Homogeneity of magnetic trajectories in the Berger sphere
Jun-ichi Inoguchi, Marian Ioan Munteanu
TL;DR
This work addresses the homogeneity of contact magnetic trajectories on Berger spheres $\mathscr{M}^3(c)$, a naturally reductive Sasakian family with constant holomorphic sectional curvature $c>-3$. By formulating the dynamics via the magnetized Euler-Arnold framework on the naturally reductive model, the authors derive an explicit representation of magnetic trajectories. They prove that every contact magnetic trajectory is homogeneous and can be written as a product of a homogeneous geodesic and a charged Reeb flow: $\gamma(t)=\exp_{G\times K}(t\widehat X)\exp_{K}\left( t\frac{q}{2}\xi\right)$ for $c\neq 1$ (with a variant for $c=1$).
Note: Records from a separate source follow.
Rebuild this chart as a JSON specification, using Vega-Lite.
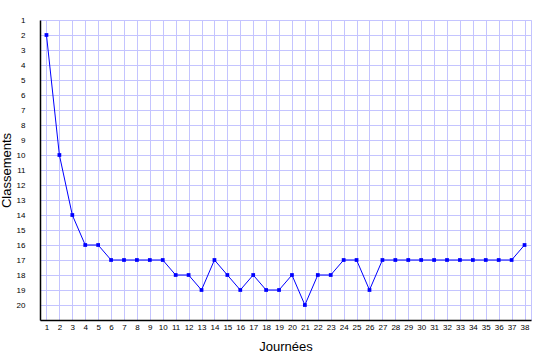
{
  "$schema": "https://vega.github.io/schema/vega-lite/v6.json",
  "width": 491,
  "height": 300,
  "autosize": {"type": "none"},
  "padding": {"left": 40, "top": 20, "right": 4, "bottom": 40},
  "background": "white",
  "config": {
    "view": {"stroke": "#c4c4ff", "strokeWidth": 1},
    "axis": {"labelFont": "Liberation Sans", "titleFont": "Liberation Sans", "labelColor": "#000000", "titleColor": "#000000", "titleFontWeight": "normal"}
  },
  "data": {"values": [
    {"j": 1, "c": 2}, {"j": 2, "c": 10}, {"j": 3, "c": 14}, {"j": 4, "c": 16}, {"j": 5, "c": 16},
    {"j": 6, "c": 17}, {"j": 7, "c": 17}, {"j": 8, "c": 17}, {"j": 9, "c": 17}, {"j": 10, "c": 17},
    {"j": 11, "c": 18}, {"j": 12, "c": 18}, {"j": 13, "c": 19}, {"j": 14, "c": 17}, {"j": 15, "c": 18},
    {"j": 16, "c": 19}, {"j": 17, "c": 18}, {"j": 18, "c": 19}, {"j": 19, "c": 19}, {"j": 20, "c": 18},
    {"j": 21, "c": 20}, {"j": 22, "c": 18}, {"j": 23, "c": 18}, {"j": 24, "c": 17}, {"j": 25, "c": 17},
    {"j": 26, "c": 19}, {"j": 27, "c": 17}, {"j": 28, "c": 17}, {"j": 29, "c": 17}, {"j": 30, "c": 17},
    {"j": 31, "c": 17}, {"j": 32, "c": 17}, {"j": 33, "c": 17}, {"j": 34, "c": 17}, {"j": 35, "c": 17},
    {"j": 36, "c": 17}, {"j": 37, "c": 17}, {"j": 38, "c": 16}
  ]},
  "encoding": {
    "x": {
      "field": "j", "type": "quantitative",
      "scale": {"domain": [0.5, 38.5], "nice": false, "zero": false},
      "axis": {
        "title": "Journées", "titleFontSize": 13, "titlePadding": 9,
        "values": [1,2,3,4,5,6,7,8,9,10,11,12,13,14,15,16,17,18,19,20,21,22,23,24,25,26,27,28,29,30,31,32,33,34,35,36,37,38],
        "labelFontSize": 8, "labelPadding": 3, "ticks": false,
        "grid": true, "gridColor": "#c4c4ff", "gridWidth": 1, "gridOpacity": 1,
        "domainColor": "#000000", "domainWidth": 1.5, "labelFlush": false, "labelOverlap": false
      }
    },
    "y": {
      "field": "c", "type": "quantitative",
      "scale": {"domain": [1, 21], "reverse": true, "nice": false, "zero": false},
      "axis": {
        "title": "Classements", "titleFontSize": 13, "titlePadding": 3,
        "values": [1,2,3,4,5,6,7,8,9,10,11,12,13,14,15,16,17,18,19,20],
        "labelFontSize": 8, "labelPadding": 15, "ticks": false,
        "grid": true, "gridColor": "#c4c4ff", "gridWidth": 1, "gridOpacity": 1,
        "domainColor": "#000000", "domainWidth": 1.5, "labelFlush": false, "labelOverlap": false
      }
    }
  },
  "layer": [
    {"mark": {"type": "line", "color": "#0000ff", "strokeWidth": 1}},
    {"mark": {"type": "square", "color": "#0000ff", "size": 14, "opacity": 1, "filled": true}}
  ]
}
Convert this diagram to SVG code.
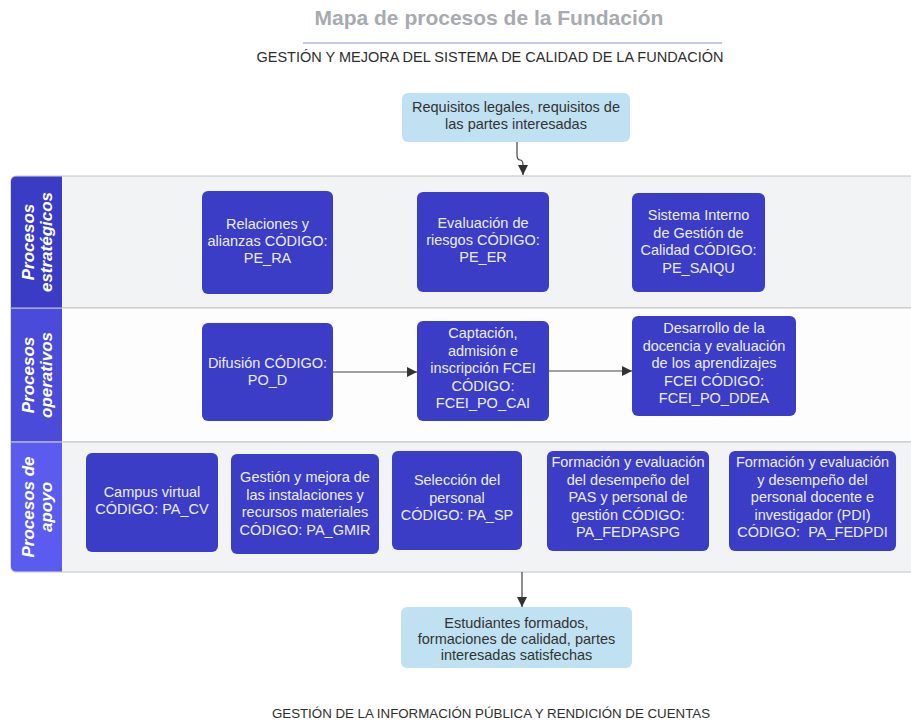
<svg xmlns="http://www.w3.org/2000/svg" width="911" height="725" viewBox="0 0 911 725">
<style>
.t{font-family:"Liberation Sans",Arial,sans-serif;}
.title{font-size:21px;font-weight:bold;fill:#a7aaae;}
.cap{font-size:14.5px;fill:#2e2e2e;}
.foot{font-size:13.3px;fill:#2e2e2e;}
.io rect{fill:#bfe1f2;}
.io text{font-size:14.5px;fill:#333;text-anchor:middle;}
.p rect{fill:#3b3dc6;}
.p text{font-size:14.5px;fill:#ececf7;text-anchor:middle;}
.hd{font-size:17px;font-weight:bold;font-style:italic;fill:#ffffff;text-anchor:middle;}
.lane{stroke:#c4c4c4;stroke-width:1.2;}
.edge{stroke:#444;stroke-width:1.2;fill:none;marker-end:url(#ah);}
</style>
<defs>
<marker id="ah" viewBox="0 0 10 10" refX="10" refY="5" markerWidth="10" markerHeight="10" markerUnits="userSpaceOnUse" orient="auto">
<path d="M0,0 L10,5 L0,10 z" fill="#333"/>
</marker>
</defs>
<rect width="911" height="725" fill="#ffffff"/>

<g id="header">
<text class="t title" x="489" y="25" text-anchor="middle">Mapa de procesos de la Fundación</text>
<line x1="303" y1="43" x2="722" y2="43" stroke="#8d8fd6" stroke-width="1.2"/>
<text class="t cap" x="490" y="62" text-anchor="middle">GESTIÓN Y MEJORA DEL SISTEMA DE CALIDAD DE LA FUNDACIÓN</text>
</g>

<g id="lanes">
<g id="lane-estrategicos">
<path class="lane" d="M916,176 H16 a5,5 0 0 0 -5,5 V308 H916" fill="#f1f3f4"/>
<path d="M62,176.6 H16 a5,5 0 0 0 -5,5 V308 H62 z" fill="#3b3cc6"/>
<text class="t hd" transform="translate(37,242) rotate(-90)"><tspan x="0" y="-3">Procesos</tspan><tspan x="0" y="15">estratégicos</tspan></text>
</g>
<g id="lane-operativos">
<path class="lane" d="M916,308 H11 V442 H916" fill="#fdfdfd"/>
<rect x="11" y="308.6" width="51" height="133" fill="#4a4bd8"/>
<text class="t hd" transform="translate(37,375) rotate(-90)"><tspan x="0" y="-3">Procesos</tspan><tspan x="0" y="15">operativos</tspan></text>
</g>
<g id="lane-apoyo">
<path class="lane" d="M916,442 H11 V567 a5,5 0 0 0 5,5 H916" fill="#f1f3f4"/>
<path d="M11,442.6 H62 V571.4 H16 a5,5 0 0 1 -5,-5 z" fill="#5a5cf0"/>
<text class="t hd" transform="translate(37,507) rotate(-90)"><tspan x="0" y="-3">Procesos de</tspan><tspan x="0" y="15">apoyo</tspan></text>
</g>
</g>

<g id="connectors">
<path class="edge" d="M517,142 V155 Q517,160 520,160 Q523,160 523,165 V175"/>
<path class="edge" d="M333,372 H417"/>
<path class="edge" d="M549,371 H632"/>
<path class="edge" d="M522,572 V607"/>
</g>

<g id="n-requisitos" class="io">
<rect x="402" y="93" width="228" height="49" rx="6"/>
<text class="t"><tspan x="516" y="112">Requisitos legales, requisitos de</tspan><tspan x="516" y="129">las partes interesadas</tspan></text>
</g>

<g id="n-pe-ra" class="p">
<rect x="202" y="191" width="131" height="103" rx="6"/>
<text class="t"><tspan x="267.5" y="229">Relaciones y</tspan><tspan x="267.5" y="246">alianzas CÓDIGO:</tspan><tspan x="267.5" y="263">PE_RA</tspan></text>
</g>
<g id="n-pe-er" class="p">
<rect x="417" y="192" width="132" height="100" rx="6"/>
<text class="t"><tspan x="483" y="228">Evaluación de</tspan><tspan x="483" y="245">riesgos CÓDIGO:</tspan><tspan x="483" y="262">PE_ER</tspan></text>
</g>
<g id="n-pe-saiqu" class="p">
<rect x="632" y="193" width="133" height="99" rx="6"/>
<text class="t"><tspan x="698.5" y="220">Sistema Interno</tspan><tspan x="698.5" y="237.5">de Gestión de</tspan><tspan x="698.5" y="255">Calidad CÓDIGO:</tspan><tspan x="698.5" y="272.5">PE_SAIQU</tspan></text>
</g>

<g id="n-po-d" class="p">
<rect x="202" y="323" width="131" height="98" rx="6"/>
<text class="t"><tspan x="267.5" y="368">Difusión CÓDIGO:</tspan><tspan x="267.5" y="385">PO_D</tspan></text>
</g>
<g id="n-po-cai" class="p">
<rect x="417" y="321" width="132" height="100" rx="6"/>
<text class="t"><tspan x="483" y="338">Captación,</tspan><tspan x="483" y="355.5">admisión e</tspan><tspan x="483" y="373">inscripción FCEI</tspan><tspan x="483" y="390.5">CÓDIGO:</tspan><tspan x="483" y="408">FCEI_PO_CAI</tspan></text>
</g>
<g id="n-po-ddea" class="p">
<rect x="632" y="316" width="164" height="100" rx="6"/>
<text class="t"><tspan x="714" y="333">Desarrollo de la</tspan><tspan x="714" y="350.5">docencia y evaluación</tspan><tspan x="714" y="368">de los aprendizajes</tspan><tspan x="714" y="385.5">FCEI CÓDIGO:</tspan><tspan x="714" y="403">FCEI_PO_DDEA</tspan></text>
</g>

<g id="n-pa-cv" class="p">
<rect x="86" y="453" width="132" height="99" rx="6"/>
<text class="t"><tspan x="152" y="497">Campus virtual</tspan><tspan x="152" y="514">CÓDIGO: PA_CV</tspan></text>
</g>
<g id="n-pa-gmir" class="p">
<rect x="231" y="454" width="148" height="100" rx="6"/>
<text class="t"><tspan x="305" y="482">Gestión y mejora de</tspan><tspan x="305" y="499.5">las instalaciones y</tspan><tspan x="305" y="517">recursos materiales</tspan><tspan x="305" y="534.5">CÓDIGO: PA_GMIR</tspan></text>
</g>
<g id="n-pa-sp" class="p">
<rect x="392" y="451" width="130" height="99" rx="6"/>
<text class="t"><tspan x="457" y="485">Selección del</tspan><tspan x="457" y="502.5">personal</tspan><tspan x="457" y="520">CÓDIGO: PA_SP</tspan></text>
</g>
<g id="n-pa-fedpaspg" class="p">
<rect x="547" y="451" width="162" height="100" rx="6"/>
<text class="t"><tspan x="628" y="467">Formación y evaluación</tspan><tspan x="628" y="484.5">del desempeño del</tspan><tspan x="628" y="502">PAS y personal de</tspan><tspan x="628" y="519.5">gestión CÓDIGO:</tspan><tspan x="628" y="537">PA_FEDPASPG</tspan></text>
</g>
<g id="n-pa-fedpdi" class="p">
<rect x="729" y="451" width="167" height="100" rx="6"/>
<text class="t"><tspan x="812.5" y="467">Formación y evaluación</tspan><tspan x="812.5" y="484.5">y desempeño del</tspan><tspan x="812.5" y="502">personal docente e</tspan><tspan x="812.5" y="519.5">investigador (PDI)</tspan><tspan x="812.5" y="537">CÓDIGO:&#160; PA_FEDPDI</tspan></text>
</g>

<g id="n-resultados" class="io">
<rect x="401" y="607" width="231" height="61" rx="6"/>
<text class="t"><tspan x="516.5" y="628">Estudiantes formados,</tspan><tspan x="516.5" y="644">formaciones de calidad, partes</tspan><tspan x="516.5" y="660">interesadas satisfechas</tspan></text>
</g>

<g id="footer">
<text class="t foot" x="491" y="718" text-anchor="middle">GESTIÓN DE LA INFORMACIÓN PÚBLICA Y RENDICIÓN DE CUENTAS</text>
</g>
</svg>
This result preserves the integrability and symmetry of geodesic flows under the standard contact magnetic perturbation and links magnetic dynamics to rigid-body motion via the Euler-Arnold equations.
Abstract
We study the homogeneity of contact magnetic trajectories in naturally reductive Berger spheres. We prove that every contact magnetic trajectory is a product of a homogeneous geodesic and a charged Reeb flow.